Postby Kilkis » Wed Jun 28, 2017 2:31 pm

It is frustrating that everything has to be decided by politics whereas politics is irrelevant to people's real lives.

The positioning of the border checks on opposite sides of the channel is for very practical reasons. At the port of embarkation people arrive over a period of time and so can be checked over a period of time with no real queues*. At the port of disembarkation everybody leaves the ship at the same time. Placing border checks there will result in massive queues and a great deal of frustration. If they move the checks because of some political imperative it would be stupid.

People have moved to the UK from Europe and vice versa for centuries long before the EU was even thought of and will continue to do so in the future. Whatever rules are put in place controlling numbers post Brexit it is inconceivable that they will prevent all movement. When people move from one country to another they face real practical problems with things like pension rights and healthcare. The EU has developed well thought out fair practical solutions to these problems that really do work. If it weren't for these rules I would have paid thousands of Euro per year into the Greek insurance system for over 13 years and I would not have been eligible for one cent in pension. Without the EU mutual recognition agreements it would be possible for someone to spend their whole working life in several different EU countries, paying hundreds of thousands of Euro into different insurance schemes and not be entitled to any pension at all. It would be ludicrous if the UK government abandoned these agreements for purely political reasons.

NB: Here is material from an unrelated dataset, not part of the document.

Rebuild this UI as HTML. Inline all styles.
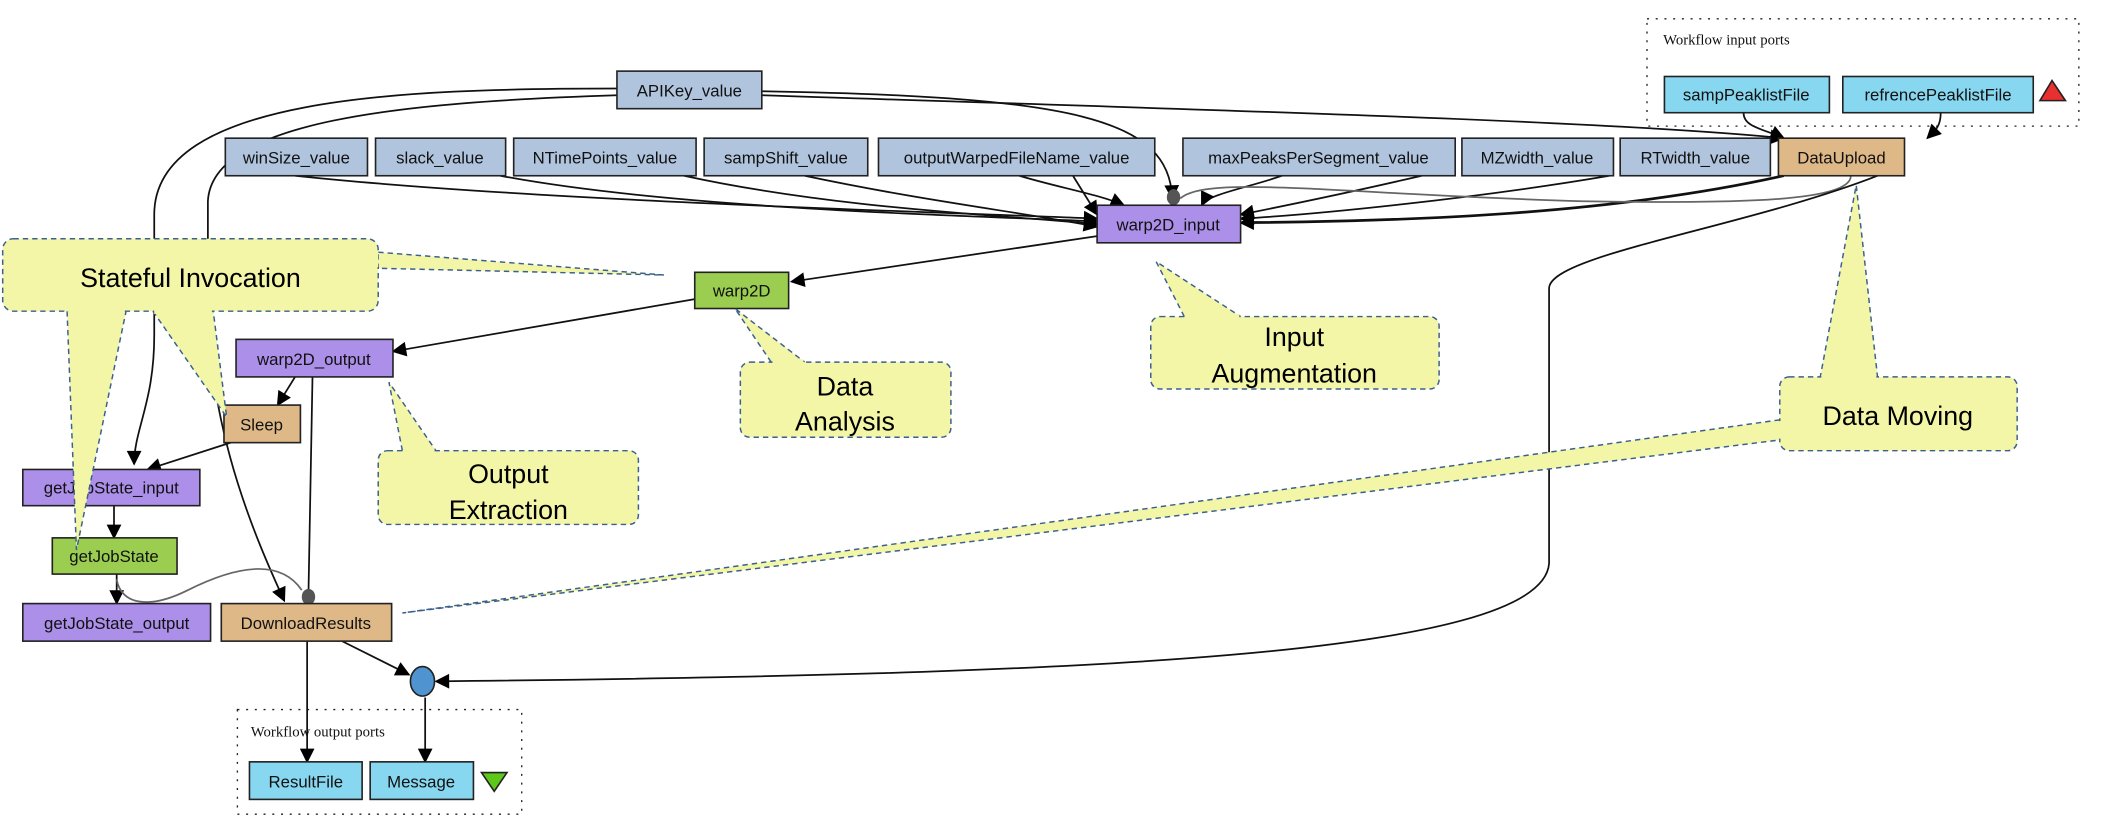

I visited France recently and as far as I can tell France does have a database of who enters and leaves the country. All the details of my passport were entered manually into their computer system both entering and leaving the country.

The real problem facing the world today is not Brexit but the next financial crisis. It is impossible to predict exactly when it will happen or what will trigger it but it is 100 % certain such a crisis will occur. Contrary to what governments and central banks across the world try to convince us, the economic system is not more secure than it was back in 2007. The balance sheets of the major banks that were too big to fail last time are bigger today. The cumulative debt of governments, companies and households that was judged to be too big last time is double or treble that size today. The derivatives that present a systemic risk to the whole banking system have not shrunk but have grown exponentially. All the major central banks have driven interest rates into negative territory and increased their balance sheets massively through quantitative easing. They have no levers left to pull when the next crisis occurs.

Warwick

* I recognise that queues do occur from time to time due to heavy traffic but they would be even worse if the borders were reversed.